Must-Read: Political Freedom First

Sunday, January 8, 2012
By Professor Jose Azel in The Miami Herald:

Decapitating Cubans’ hope for political freedom

In the study of government transitions, particularly those that took place in Eastern and Central Europe following the collapse of the Soviet Union, a pivotal argument about the sequencing of reforms took the form of a “chicken or the egg” causality dilemma: What should come first, political or economic changes? Since, in most countries economic prosperity is found together with personal freedoms, some postulate that economic reforms cause the advent of political freedoms.

However, the fact that two events are frequently observed together does not mean that one causes the other. Logicians often offer a quotidian example to illustrate the reasoning error: We press the button to call the elevator, wait impatiently, and then press it again. The elevator arrives, and we incorrectly deduce that the second button push is what caused the elevator to come. In logic, the principle that correlation does not imply causation is known as the “ cum hoc ergo propter hoc” fallacy, (Latin for “with this, therefore because of this”).

The error of this argument can be readily shown by examining the experiences of China and Vietnam.

China began profound market-based economic reforms in 1978 and Vietnam shortly after. Today, both of these countries are significantly wealthier, but after three decades of economic progress, political reforms have not followed. China and Vietnam remain totalitarian states and classified as “Not Free” in the yearly Freedom House ranking.

What the experiences of China and Vietnam demonstrate is the virtue of free-market reforms and capitalism as engines for economic progress. The experiences of these countries cannot be logically offered as a path to personal freedoms and citizenry empowerment. Note, for example, that China’s new wealthy business class increasingly is seeking to live abroad to be able to enjoy a freedom as basic as having a second child.

This would be a pedantic discussion except that the reasoning fallacy leads many, motivated by high ideals, to embrace coercive polices on humanitarian grounds. Isabel Paterson in her classic 1943 book, The God of the Machine, labels this syndrome “The Humanitarian with the Guillotine.”

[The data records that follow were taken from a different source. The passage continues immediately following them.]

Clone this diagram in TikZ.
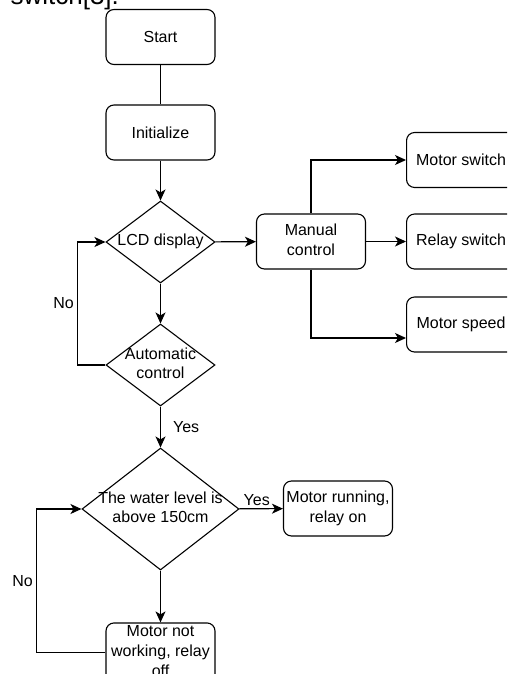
\documentclass[tikz,border=0pt]{standalone}
\usepackage{fontspec}
\setmainfont{Liberation Sans}
\usetikzlibrary{shapes.geometric,arrows.meta}
\newcommand{\lines}[1]{\makebox[0pt]{\begin{tabular}{@{}c@{}}#1\end{tabular}}}

\begin{document}
\begin{tikzpicture}[x=1pt,y=-1pt,line width=1.1pt,
  every node/.style={font=\fontsize{16}{19.7}\selectfont},
  box/.style={draw,rounded corners=8pt,minimum width=109pt,minimum height=55pt,inner sep=0pt},
  decision/.style={draw,diamond,inner sep=0pt,minimum width=109pt,minimum height=82pt},
  arr/.style={-{Stealth[length=11pt,width=10pt,inset=3pt]}},
  tag/.style={inner sep=3pt}]
\useasboundingbox (0,0) rectangle (507,674);
\clip (0,0) rectangle (507,674);
\node[anchor=base west,inner sep=0pt,font=\fontsize{26}{30}\selectfont] (prev) at (10,5) {switch[3].};
\node[box] (start) at (160.5,37) {Start};
\node[box] (init) at (160.5,132.5) {Initialize};
\node[decision] (lcd) at (160.5,242) {\lines{LCD display}};
\node[decision] (auto) at (160.5,365) {\lines{Automatic\\control}};
\node[decision,minimum width=157pt,minimum height=122pt] (water) at (160.5,509) {\lines{The water level is\\above 150cm}};
\node[box] (off) at (160.5,652.5) {\lines{Motor not\\working, relay\\off}};
\node[box] (manual) at (311,241.5) {\lines{Manual\\control}};
\node[box,anchor=west] (mswitch) at (406,160) {Motor switch};
\node[box,anchor=west] (rswitch) at (406,241.5) {Relay switch};
\node[box,anchor=west] (mspeed) at (406,324.5) {Motor speed};
\node[box] (run) at (338,508.5) {\lines{Motor running,\\relay on}};
\draw (start) -- (init);
\draw[arr] (init) -- (lcd);
\draw[arr] (lcd) -- (manual);
\draw[arr] (manual.north) |- (mswitch.west);
\draw[arr] (manual) -- (rswitch);
\draw[arr] (manual.south) |- ([yshift=-13.5pt]mspeed.west);
\draw[arr] (lcd) -- (auto);
\draw[arr] (auto.west) -- ++(-28,0) |- node[tag,pos=0.25,left] (no1) {No} (lcd.west);
\draw[arr] (auto) -- node[tag,right=9pt] (yes1) {Yes} (water);
\draw[arr] (water) -- node[tag,above,pos=0.4] (yes2) {Yes} (run);
\draw[arr] (water) -- (off);
\draw[arr] (off.west) -- ++(-69,0) |- node[tag,pos=0.25,left] (no2) {No} (water.west);
\end{tikzpicture}
\end{document}
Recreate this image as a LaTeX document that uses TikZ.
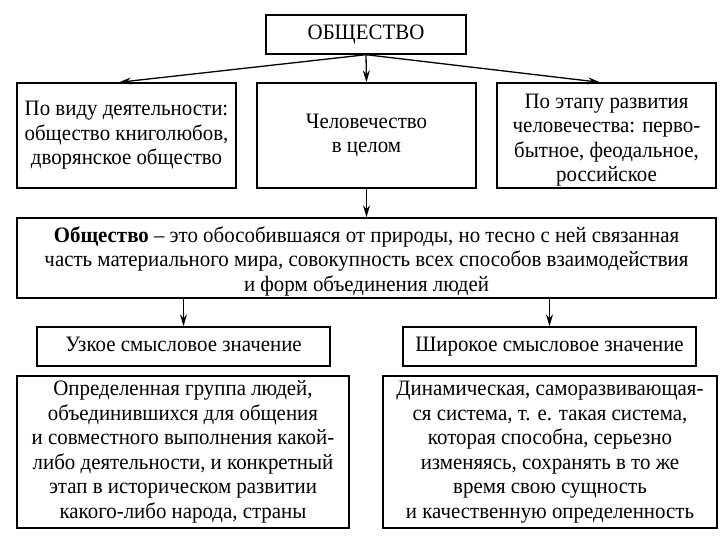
\documentclass[tikz,border=0pt]{standalone}
\usepackage{fontspec}
\setmainfont[FakeStretch=0.95]{Liberation Serif}
\usetikzlibrary{arrows.meta}
\begin{document}
\begin{tikzpicture}[x=1pt, y=-1pt,
          every node/.style = {shape=rectangle, draw, line width=1.4pt,
            align=center, inner sep=0pt,
            font=\fontsize{22}{24.5}\selectfont},
          oneline/.style = {text height=15pt, text depth=5pt},
          arr/.style = {-{Stealth[length=12pt,width=7pt]}, line width=1.3pt}]
  \useasboundingbox (0,0) rectangle (726,538);
  % верхний уровень
  \node[oneline, minimum width=200, minimum height=39] (soc) at (366,34.5) {ОБЩЕСТВО};
  \node[minimum width=219, minimum height=105] (vid) at (126.5,135.5)
    {По виду деятельности:\\общество книголюбов,\\дворянское общество};
  \node[minimum width=219, minimum height=105] (hum) at (366.5,135.5)
    {Человечество\\в целом};
  \node[minimum width=219, minimum height=105] (etap) at (606.5,135.5)
    {\rule{0pt}{24pt}По этапу развития\\человечества: перво-\\бытное, феодальное,\\российское};
  % определение
  \node[minimum width=699, minimum height=80] (def) at (366.5,258)
    {\rule{0pt}{22pt}\textbf{Общество} – это обособившаяся от природы, но тесно с ней связанная\\
     часть материального мира, совокупность всех способов взаимодействия\\
     и форм объединения людей};
  % два значения
  \node[oneline, minimum width=293, minimum height=39] (narrow) at (183.5,346.5)
    {Узкое смысловое значение};
  \node[oneline, minimum width=293, minimum height=39] (wide) at (549.5,346.5)
    {Широкое смысловое значение};
  \node[minimum width=332, minimum height=152] (narrowtxt) at (183,452)
    {Определенная группа людей,\\объединившихся для общения\\
     и совместного выполнения какой-\\либо деятельности, и конкретный\\
     этап в историческом развитии\\какого-либо народа, страны};
  \node[minimum width=334, minimum height=152] (widetxt) at (550,452)
    {Динамическая, саморазвивающая-\\ся система, т. е. такая система,\\
     которая способна, серьезно\\изменяясь, сохранять в то же\\
     время свою сущность\\и качественную определенность};
  % стрелки
  \draw[arr] (soc.south) -- ([xshift=-7.5pt]vid.north);
  \draw[arr] (soc.south) -- (hum.north);
  \draw[arr] (soc.south) -- ([xshift=-6.5pt]etap.north);
  \draw[arr] (hum.south) -- (def.north);
  \draw[arr] (def.south -| narrow.north) -- (narrow.north);
  \draw[arr] (def.south -| wide.north) -- (wide.north);
\end{tikzpicture}
\end{document}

In the Cuba policy debate, the humanitarians with the guillotine endorse minuscule and coercive changes by that totalitarian regime as meaningful. For example the Cuban government recently announced, with considerable fanfare, that the number of permitted self-employment activities would be increased from 178 to 181. Now, in addition to being able to baby-sit and shine shoes, Cubans will be allowed to do tile work and become party planners. Humanitarians applaud this humiliating doling out of subsistence.

The most recent reform captures headlines like “Cuba will allow the purchase and sale of properties.” The reality is much more pernicious. The sales will be on a cash basis only since there is no mortgage banking system. Cubans do not have discretionary capital for such transactions, and thus the transactions are likely to be financed with remittances from the Cuban diaspora — hard currency transfers that will strengthen the regime.

In principle, humanitarians and all freedom-loving people would agree that policies that tend to prolong the existence of totalitarian regimes should not be supported. In practice, misled by the “with this, therefore because of this” fallacy, they end up doing just that. In doing so they release the guillotine’s blade that decapitates the hope for political freedoms.

There is a great deal of pain and distress incidental to existence, and the desire to do good for others can lead us to accept change without political freedoms and enforced by compulsion. But, the relief for this existential distress lies, not only in improving material well-being, but in obtaining the personal freedoms that give meaning to human existence.

In the political realm these freedoms are expressed in open debate and via free, fair, and frequent elections that allow a citizenry to change its leadership. These are conditions that do not exist in China, Vietnam or Cuba and are not likely to follow economic liberalization.

Good governance and our pursuit of happiness require political pluralism and an engaged citizenry empowered to change its leaders, as is vividly expressed by the old adage: Politicians and diapers must be changed often, and for the same reason.

José Azel is a senior scholar at the University of Miami’s Institute for Cuban and Cuban-American Studies and the author of the book, Mañana in Cuba.